- _TASK PROMPT_
Using the material below, work out how many lines contain the word "matplotlib". Reply with the number and nothing more.

- _GIVEN RECORDS_

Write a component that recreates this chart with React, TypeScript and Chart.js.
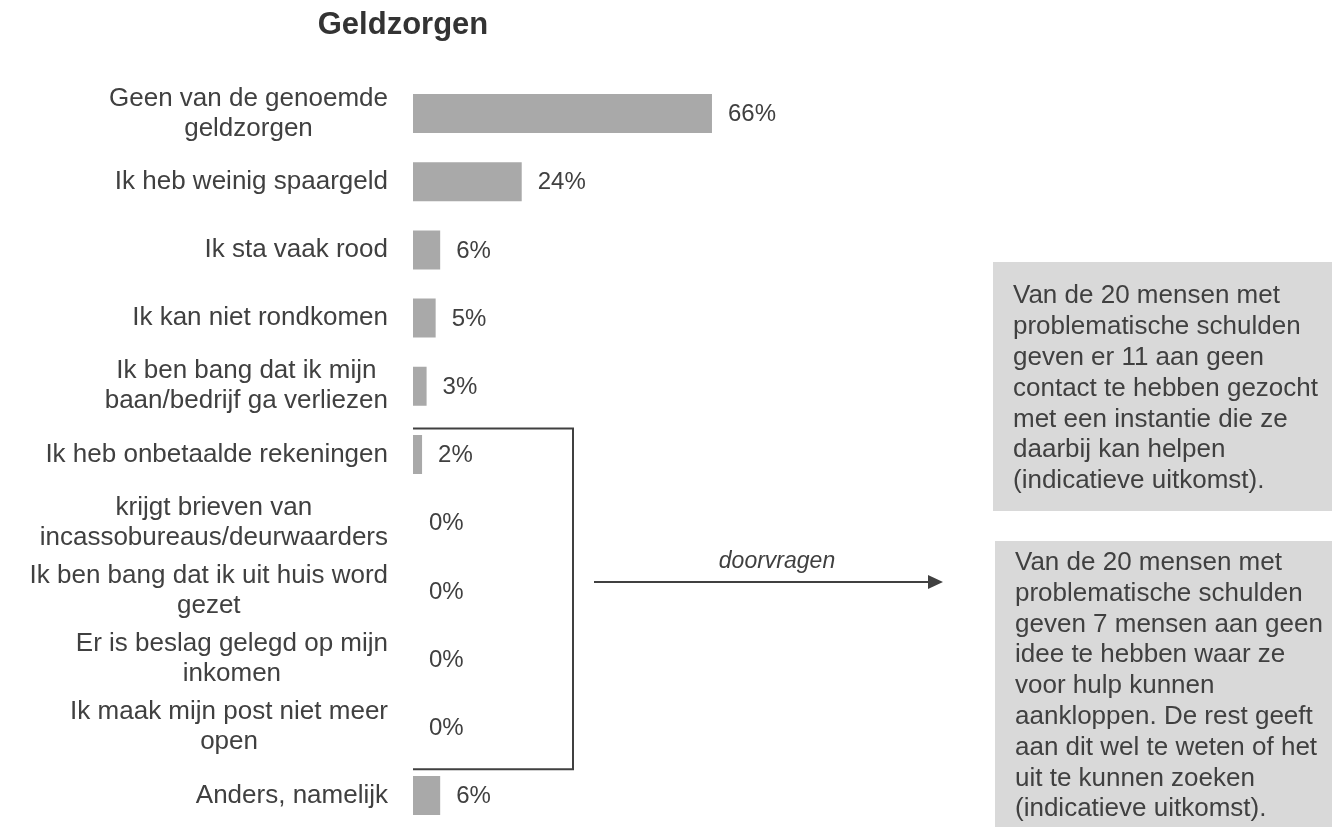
* * *
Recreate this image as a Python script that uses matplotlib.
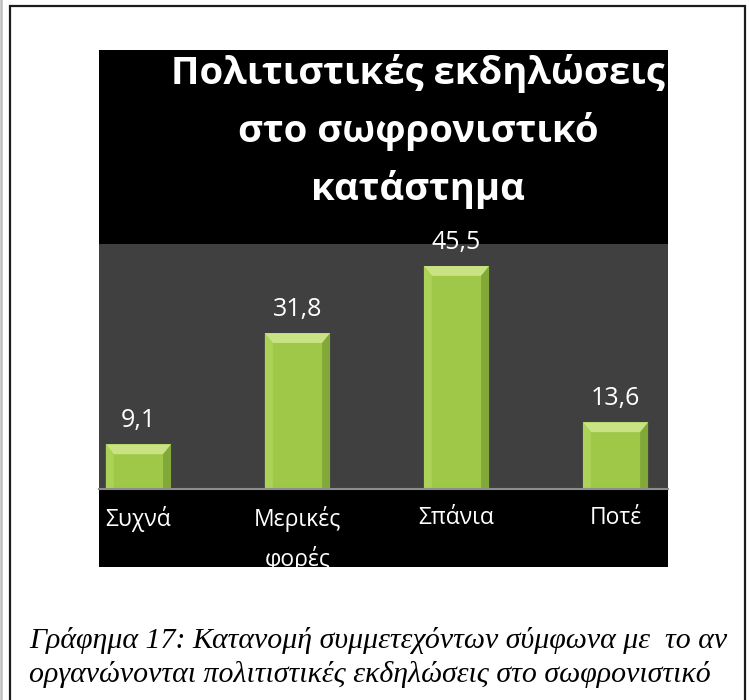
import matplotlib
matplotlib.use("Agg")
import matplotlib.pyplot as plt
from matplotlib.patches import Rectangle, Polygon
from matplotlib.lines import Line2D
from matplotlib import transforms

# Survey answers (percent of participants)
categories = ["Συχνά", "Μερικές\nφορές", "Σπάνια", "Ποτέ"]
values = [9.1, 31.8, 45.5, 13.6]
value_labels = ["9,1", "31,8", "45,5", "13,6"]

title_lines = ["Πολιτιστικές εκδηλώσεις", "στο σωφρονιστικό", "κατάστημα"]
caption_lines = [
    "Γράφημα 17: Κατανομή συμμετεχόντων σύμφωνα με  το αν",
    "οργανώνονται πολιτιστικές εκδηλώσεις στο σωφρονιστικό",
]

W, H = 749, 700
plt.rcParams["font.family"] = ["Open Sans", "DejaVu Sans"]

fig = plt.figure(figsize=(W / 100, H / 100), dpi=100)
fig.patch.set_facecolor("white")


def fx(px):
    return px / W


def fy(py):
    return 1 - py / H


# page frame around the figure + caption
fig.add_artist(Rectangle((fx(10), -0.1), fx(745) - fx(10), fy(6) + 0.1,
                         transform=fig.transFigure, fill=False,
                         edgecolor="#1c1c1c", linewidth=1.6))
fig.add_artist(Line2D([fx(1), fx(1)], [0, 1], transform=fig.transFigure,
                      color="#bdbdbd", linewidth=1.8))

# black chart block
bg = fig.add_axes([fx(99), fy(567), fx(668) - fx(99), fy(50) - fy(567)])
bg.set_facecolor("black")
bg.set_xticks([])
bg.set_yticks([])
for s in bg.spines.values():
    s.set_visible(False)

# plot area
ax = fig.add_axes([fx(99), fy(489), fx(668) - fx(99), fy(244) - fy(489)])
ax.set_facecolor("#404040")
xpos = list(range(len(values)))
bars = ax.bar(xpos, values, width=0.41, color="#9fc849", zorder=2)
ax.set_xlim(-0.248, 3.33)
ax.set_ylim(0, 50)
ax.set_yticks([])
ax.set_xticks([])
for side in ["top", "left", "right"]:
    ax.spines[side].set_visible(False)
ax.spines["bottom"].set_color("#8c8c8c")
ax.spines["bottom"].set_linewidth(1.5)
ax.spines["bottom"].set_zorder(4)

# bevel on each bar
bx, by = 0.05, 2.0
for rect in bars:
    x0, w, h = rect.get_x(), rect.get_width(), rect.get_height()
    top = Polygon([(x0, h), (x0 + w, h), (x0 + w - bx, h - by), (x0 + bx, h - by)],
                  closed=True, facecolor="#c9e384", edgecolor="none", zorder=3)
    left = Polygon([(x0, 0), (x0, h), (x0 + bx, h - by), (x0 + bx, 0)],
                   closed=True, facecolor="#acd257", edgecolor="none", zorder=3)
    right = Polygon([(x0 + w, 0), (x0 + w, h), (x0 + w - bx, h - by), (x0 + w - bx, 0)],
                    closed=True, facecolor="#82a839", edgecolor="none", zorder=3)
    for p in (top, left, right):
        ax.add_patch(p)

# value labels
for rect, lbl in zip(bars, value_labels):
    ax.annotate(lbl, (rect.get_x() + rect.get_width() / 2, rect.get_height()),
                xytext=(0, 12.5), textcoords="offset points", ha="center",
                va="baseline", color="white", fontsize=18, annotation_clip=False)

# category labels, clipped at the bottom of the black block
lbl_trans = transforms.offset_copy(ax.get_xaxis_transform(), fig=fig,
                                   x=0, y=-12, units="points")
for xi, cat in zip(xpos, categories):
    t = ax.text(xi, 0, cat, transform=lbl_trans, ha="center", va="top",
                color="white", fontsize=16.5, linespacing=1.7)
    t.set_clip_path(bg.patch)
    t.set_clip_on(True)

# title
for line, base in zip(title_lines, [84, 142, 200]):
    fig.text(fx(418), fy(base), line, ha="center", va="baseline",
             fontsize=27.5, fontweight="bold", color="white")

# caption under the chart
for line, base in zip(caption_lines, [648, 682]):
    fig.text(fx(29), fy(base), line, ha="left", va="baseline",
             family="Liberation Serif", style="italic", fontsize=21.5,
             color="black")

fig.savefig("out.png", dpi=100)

- _EXPECTED OUTPUT_
7